REFERENCE SIGNS LIST

• 1, 41 Substrate
• 2 Intermediate Layer
• 3 DLC Film
• 4 Graphite Crystal
• 21 Primer Layer
• 40 Chamber
• 42 Holder
• 43 Plasma Source
• 44 Electrode
• 45 Coil
• 46 Cathode
• 47 Gas Introducing Port
• 48 Gas Discharge Port
• 49 Bias Electric Source
• 50 Plasma

Claims

1. A lubricating oil composition comprising a lubricant base oil, wherein the lubricant base oil comprises, based on the total amount of the composition:

an organic zinc dithiophosphate in an amount of 0.005% to 0.12% by mass in terms of the phosphorus concentration;

an amine-based friction-reducing agent in an amount of 0.05% to 5.0% by mass;

an alkaline earth metal salicylate-based detergent and/or an alkaline earth metal sulfonate-based detergent in an amount of 0.05% to 0.5% by mass in terms of the alkaline earth metal concentration; and

wherein the organic zinc dithiophosphate comprises, based on the total amount of the composition, a zinc primary dialkyldithiophosphate in an amount of 0.005% to 0.05% by mass in terms of the phosphorus concentration.

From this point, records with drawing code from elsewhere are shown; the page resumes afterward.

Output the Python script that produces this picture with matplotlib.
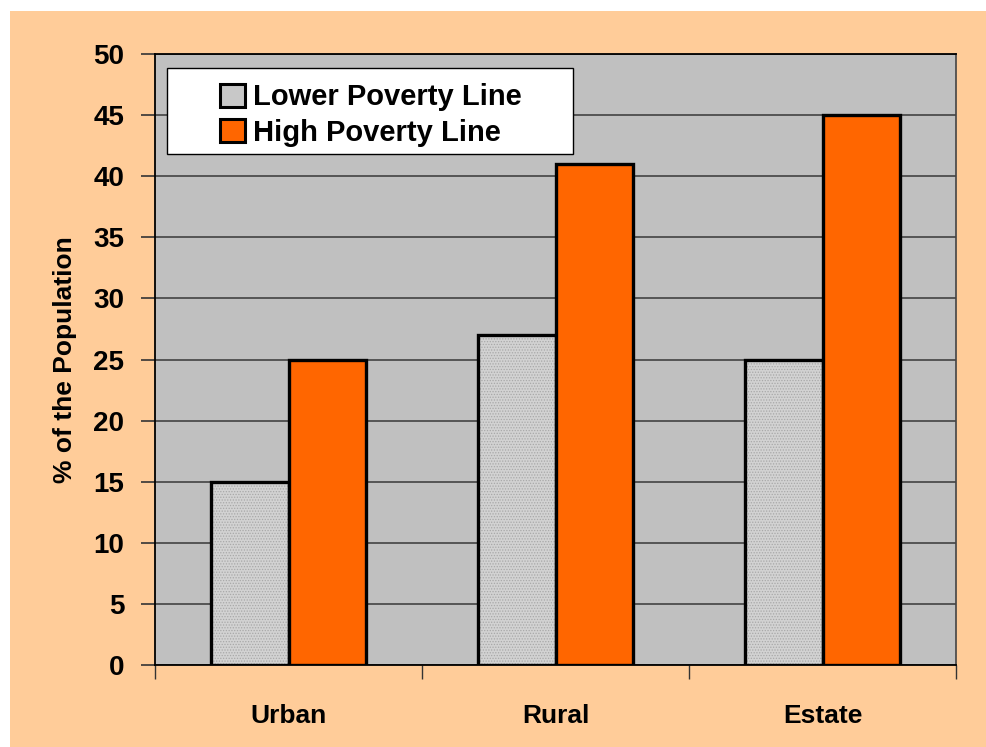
import matplotlib
matplotlib.use("Agg")
import matplotlib.pyplot as plt
import numpy as np
from matplotlib.patches import Rectangle, Patch

categories = ["Urban", "Rural", "Estate"]
lower_line = [15, 27, 25]
high_line = [25, 41, 45]
series_names = ["Lower Poverty Line", "High Poverty Line"]
y_ticks = [0, 5, 10, 15, 20, 25, 30, 35, 40, 45, 50]

plt.rcParams["font.family"] = ["Liberation Sans", "DejaVu Sans"]
plt.rcParams["hatch.linewidth"] = 0.6

fig = plt.figure(figsize=(9.86, 7.47), dpi=100)
fig.patch.set_facecolor("white")
fig.patches.append(Rectangle((10 / 986, 0), 1, 1 - 11 / 747, transform=fig.transFigure,
                             facecolor="#ffcc99", edgecolor="none", zorder=-10))

ax = fig.add_axes([155 / 986, 1 - 665 / 747, 801 / 986, 611 / 747])
ax.set_facecolor("#c0c0c0")

x = np.arange(len(categories))
w = 0.29
# dithered fill for the lower line, then outlines on top
ax.bar(x - w / 2, lower_line, w, color="#d2d2d2", edgecolor="#a8a8a8", linewidth=0,
       hatch="......", zorder=3)
b1 = ax.bar(x - w / 2, lower_line, w, fill=False, edgecolor="black", linewidth=2.4, zorder=4)
b2 = ax.bar(x + w / 2, high_line, w, color="#ff6600", edgecolor="black", linewidth=2.4,
            zorder=4)

ax.set_xlim(-0.5, len(categories) - 0.5)
ax.set_ylim(0, 50)
ax.set_yticks(y_ticks)
ax.yaxis.grid(True, color="#555555", linewidth=1.4, zorder=1)
ax.set_axisbelow(True)

ax.set_xticks(x)
ax.set_xticklabels(categories, fontsize=19, fontweight="bold")
ax.tick_params(axis="x", length=0, pad=28)
ax.set_xticks(np.arange(len(categories) + 1) - 0.5, minor=True)
ax.tick_params(axis="x", which="minor", length=10, width=1, color="#333333", direction="out")
ax.tick_params(axis="y", length=10, width=1.2, color="#333333", direction="out", pad=12,
               labelsize=20)
for lab in ax.get_yticklabels():
    lab.set_fontweight("bold")

for side in ["left", "bottom", "top"]:
    ax.spines[side].set_color("black")
    ax.spines[side].set_linewidth(1.3)
ax.spines["right"].set_color("#444444")
ax.spines["right"].set_linewidth(1.2)

ax.set_ylabel("% of the Population", fontsize=19, fontweight="bold", labelpad=12)

# legend box
ax.add_patch(Rectangle((0.015, 0.836), 0.507, 0.141, transform=ax.transAxes,
                       facecolor="white", edgecolor="black", linewidth=1.0, zorder=5))
handles = [Patch(facecolor="#c8c8c8", edgecolor="black", linewidth=2.2),
           Patch(facecolor="#ff6600", edgecolor="black", linewidth=2.2)]
leg = ax.legend(handles, series_names, loc="center left", bbox_to_anchor=(0.081, 0.900),
                borderaxespad=0, borderpad=0, frameon=False,
                prop={"size": 21, "weight": "bold"}, handlelength=0.85, handleheight=0.85,
                handletextpad=0.3, labelspacing=0.26)
leg.set_zorder(6)

fig.savefig("out.png", dpi=100, facecolor=fig.get_facecolor())
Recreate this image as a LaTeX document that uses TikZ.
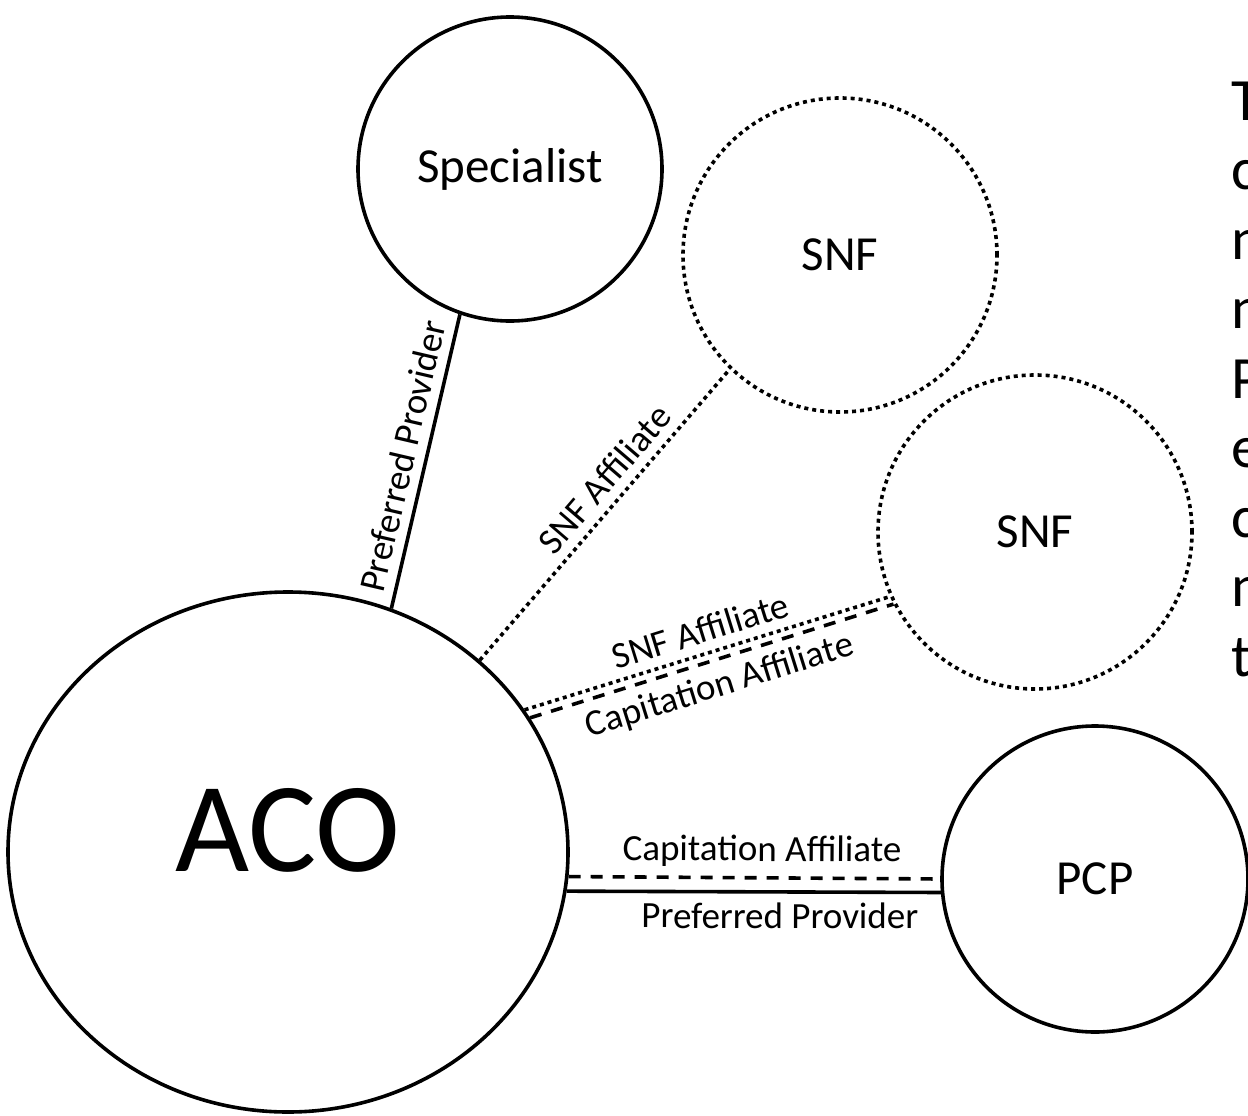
\documentclass[tikz,border=0pt]{standalone}
\usepackage{fontspec}
\setmainfont{Carlito}
\usetikzlibrary{shapes.geometric}
\tikzset{
entity/.style = {circle, draw = black, line width = 3.6pt, fill = white, inner sep = 0pt, font = \fontsize{49}{59}\selectfont},
loose entity/.style = {entity, dash pattern = on 4pt off 4pt},
link/.style = {line width = 3.6pt},
snf link/.style = {link, dash pattern = on 4pt off 4pt},
cap link/.style = {link, dash pattern = on 12pt off 10pt},
link label/.style = {font = \fontsize{37}{44}\selectfont, inner sep = 9pt, sloped},
cut text/.style = {font = \fontsize{60}{72}\selectfont, inner sep = 0pt},
}

\begin{document}
\begin{tikzpicture}[x = 1pt, y = -1pt]
    \useasboundingbox (0, 0) rectangle (1248, 1116);
    % the organisations
    \node[entity, ellipse, minimum width = 560pt, minimum height = 520pt, text depth = 44pt, font = \fontsize{128}{150}\selectfont] (aco) at (288, 852) {ACO};
    \node[entity, minimum size = 304pt] (spec) at (510, 169) {Specialist};
    \node[loose entity, minimum size = 314pt] (snf1) at (840, 255) {SNF};
    \node[loose entity, minimum size = 314pt] (snf2) at (1035, 532) {SNF};
    \node[entity, minimum size = 306pt] (pcp) at (1095, 879) {PCP};
    % the links
    \draw[link] (aco.67.2) -- node[link label, above] {Preferred Provider} (spec.251.7);
    \draw[snf link] (aco.45.2) -- node[link label, above, pos = 0.57] {SNF Affiliate} (snf1.226.8);
    \draw[snf link] (aco.31.5) -- node[link label, above] {SNF Affiliate} (snf2.204.4);
    \draw[cap link] (aco.29.1) -- node[link label, below] {Capitation Affiliate} (snf2.207.5);
    \draw[cap link] (aco.-5.9) -- node[link label, above, pos = 0.52] {Capitation Affiliate} (pcp.180.7);
    \draw[link] (aco.-8.4) -- node[link label, below, pos = 0.57] {Preferred Provider} (pcp.185.3);
    % text cut off at the right edge
    \foreach \ch [count = \i from 0] in {T, c, n, n, P, e, c, n, t}
        \node[cut text, anchor = base west] (cut\i) at (1231, 120 + 69.5*\i) {\ch};
\end{tikzpicture}
\end{document}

2. The lubricating oil composition of claim 1, wherein the amine-based friction-reducing agent is an adduct of a primary amine comprising an aliphatic hydrocarbon group of 12 to 24 carbon atoms, and an alkylene oxide of 2 or 3 carbon atoms.

3. (canceled)

4. A sliding mechanism comprising, two sliding members that slide to each other, each sliding member having a sliding surface and, sandwiched between said sliding surfaces, the lubricating oil composition of claim 1, wherein a diamond-like carbon film comprising hydrogen in an amount of 5 to 50 atom % is formed on at least one sliding surface of the two sliding members.

5. The sliding mechanism of claim 4, wherein the diamond-like carbon film comprises graphite crystal peaks in a X-ray scattering spectrum.

6. The sliding mechanism of claim 5, wherein a crystal diameter of the graphite crystal in the DLC film is 15 nm to 100 nm.

7. The sliding mechanism of claim 4, wherein the diamond-like carbon film is formed in a high-density plasma atmosphere by a cathode PIG plasma CVD method.